Again, Daniel, Shadrach, Meshach, and Abednego gained a magnificent victory when they refused to eat the king's meat. They would not yield one hair's breadth. Were not they overcomers? They might have said, God in His governmental dealings has sent us into captivity; why should we refuse to eat the king's meat? But no! they were enabled to hold up the standard of God in the midst of the ruin around.

It was the same with Daniel. He stood in unshaken faithfulness, and gained a splendid victory. It was not to make a show that he opened his windows, and prayed towards Jerusalem, but to maintain the truth of God; he prayed towards God's centre, and he was called the servant of the living God. If these had surrendered, they would have lost their victories, and God would have been dishonoured.

All this bears upon us in a very distinct way, in the midst of Protestantism. It makes the Word of God of unspeakable value to us. It is not a question of setting up our own opinion or authority, but we are called on to maintain the truth of God, and nothing else; and if you do not get hold of that, you do not know where you are. It might have been said to Josiah, when he broke down the high places built by Solomon (2 Kings 23:13), Who are you, to set yourself up against Solomon, and the institutions set up by a great man like him? But it was not a question of Josiah versus Solomon, but of God versus error.

And now, as to our second great principle, namely, that our character is also to be formed by what is before us — the coming of the Lord. But mark here, the church of Sardis, instead of being cheered by the Church's proper hope, the bright and Morning Star, is warned, "If, therefore, thou shalt not watch, I will come on thee as a thief, and thou shalt not know what hour I will come upon thee." This is how He will come upon the world — as a thief. We belong to the region of light; our proper hope is the Morning Star, which is only seen by those who are watching during the night. The reason why Sardis is warned, instead of cheered by the hope of His coming, is, that it has sunk down to the world's level: low, lifeless, sapless Christianity; and it will overtake them as a thief.

This is what Protestantism is threatened with, and what you are threatened with, if you let yourself go down with the stream, like a dead fish. The Lord is awakening the hearts of His people to a deeper sense of this. He is giving them to see that nothing will do, save downright reality. If we have not this, we have nothing. It is one thing to have doctrines in the mind, and another thing altogether to have Christ in the heart and Christ in the life.

He is coming for me, and I have to watch for the bright and Morning Star.

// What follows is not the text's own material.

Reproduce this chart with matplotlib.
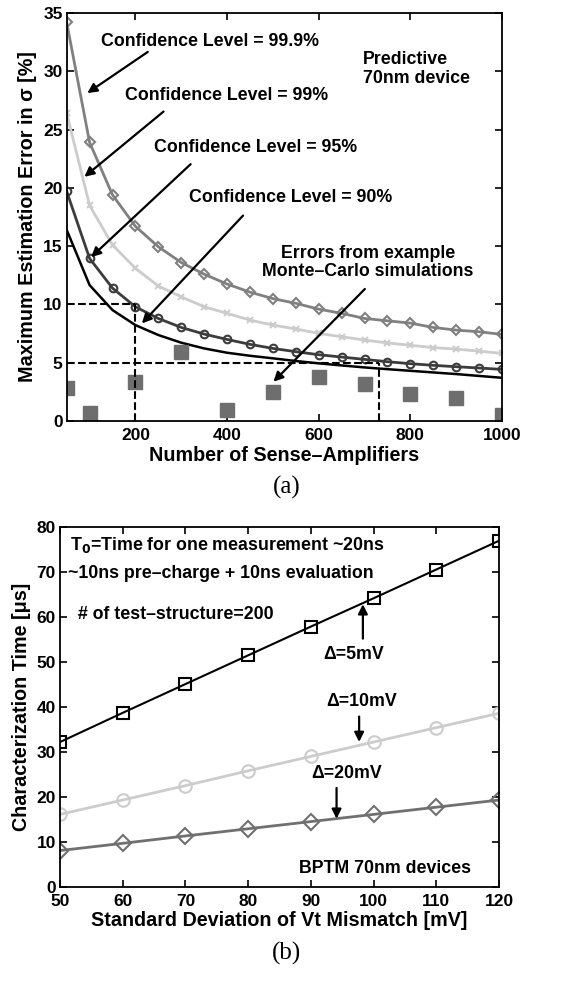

Now let my heart rise up, and overcome the condition of things around. If I find saints in that condition, I seek to rouse them out of it. If you want to instruct saints, you must bring them back to the truth you have received, what God gave at the beginning. Build on what God has given you, and on the hope that is set before you. I find it a great thing to say to any one, Are you prepared to abandon everything that will not bear the test of the Word of God — to take your stand on that?

Hold fast the standard of the truth of God, and do not accept anything less; even though you may be alone. If a regiment were cut to pieces, and only one man left, if he hold the colours, the dignity of the regiment is maintained. It is not a question of results, but of being true to Christ, to be really alive in a scene which is characterised by having "a name to live, while dead." We want something more than mere profession. Even the breaking of bread may become an empty formality. We want more power and freshness, more living devotedness to the Person of Christ. We are called to overcome. The hearing ear is found only with the overcomer increasingly. May our hearts be stirred up to desire it.